# Problem with PX4 FTF



## NewYorker (Nov 10, 2013)

Hi all,

I bought a full size PX4 chambered in 9mm last month. During my range visits I consistently have a problem where the magazine does not seem to sit properly in the mag well (I notice a slight gap) and I wind up having FTF. I have no idea what may be the problem. This does not happen all the time. I am using Remington UMC 115 grain fmj. Any advice would be appreciated.


----------



## njjoe (Nov 16, 2013)

I, too, have a full size PX4 Storm in 9mm that had issues with fully seating the magazines when new. 

Since this was my very first gun I assumed I was doing something wrong. It seemed like every third or fourth time that I inserted the magazine it would slide into the grip, appear to be seated, but the round would not be chambered. I resorted to "banging" the mag with the palm of my hand to force it to seat. Then after a while I realized I did not have to do it anymore. Apparently it "wore in". Does that make sense?

I hope this helps.

-Joe


----------



## cuznbart (Dec 1, 2013)

Also experienced the same, especially when a round is still in the chamber. I was advised to be more forceful and slam the mag in with my palm. Problem has gone away.


----------



## OGCJason (Nov 4, 2013)

Nope, these never happened, Berettas are flawless guns! It had to have been user error!

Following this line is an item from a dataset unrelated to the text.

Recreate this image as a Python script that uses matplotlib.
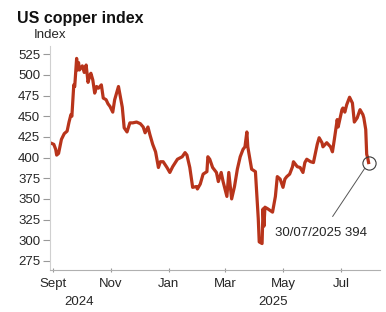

Just messing...I've heard of this happening with several new guns. A little burr here or there I guess is a normal part of the machining process but one would think that QC checks would catch these and clean things up when needed.


----------



## denner (Jun 3, 2011)

NewYorker said:


> Hi all,
> 
> I bought a full size PX4 chambered in 9mm last month. During my range visits I consistently have a problem where the magazine does not seem to sit properly in the mag well (I notice a slight gap) and I wind up having FTF. I have no idea what may be the problem. This does not happen all the time. I am using Remington UMC 115 grain fmj. Any advice would be appreciated.


I assume you are using 10 rounds magazines? You say you notice a slight gap and the magazine does not seem to sit properly? A slight gap is normal in PX4's. I shoot extended magazines(i.e. 17 and 20 round magazines in my subcompact and compact) never an issue and I would say there is a 2 to 3 inch gap between the base of the magwell and floor plate. Likewise shooting 33 round Glock mags from a Glock 26 likewise would have a gap. You need to either slap the magazine into the pistol and/or make sure you hear or feel a click from the magazine release. As you stated correctly, (I have no idea what may be the problem). Your FTF' have nothing to do with your magazines . I would assume everyone who has posted having issues w/ the magazine seating resulting in ftf's in PX4's are brand new to semi-automatic pistols?:watching: Tips that may help: leave the magazine(s) fully loaded to capacity and let sit for 3 days or so. Same with the slide(i.e. rack the slide and lock back and let sit for three days or so. Try different ammunition like WWB(or hotter) if you can find it as opposed to UMC to see if it functions properly for the first 100 or so...


----------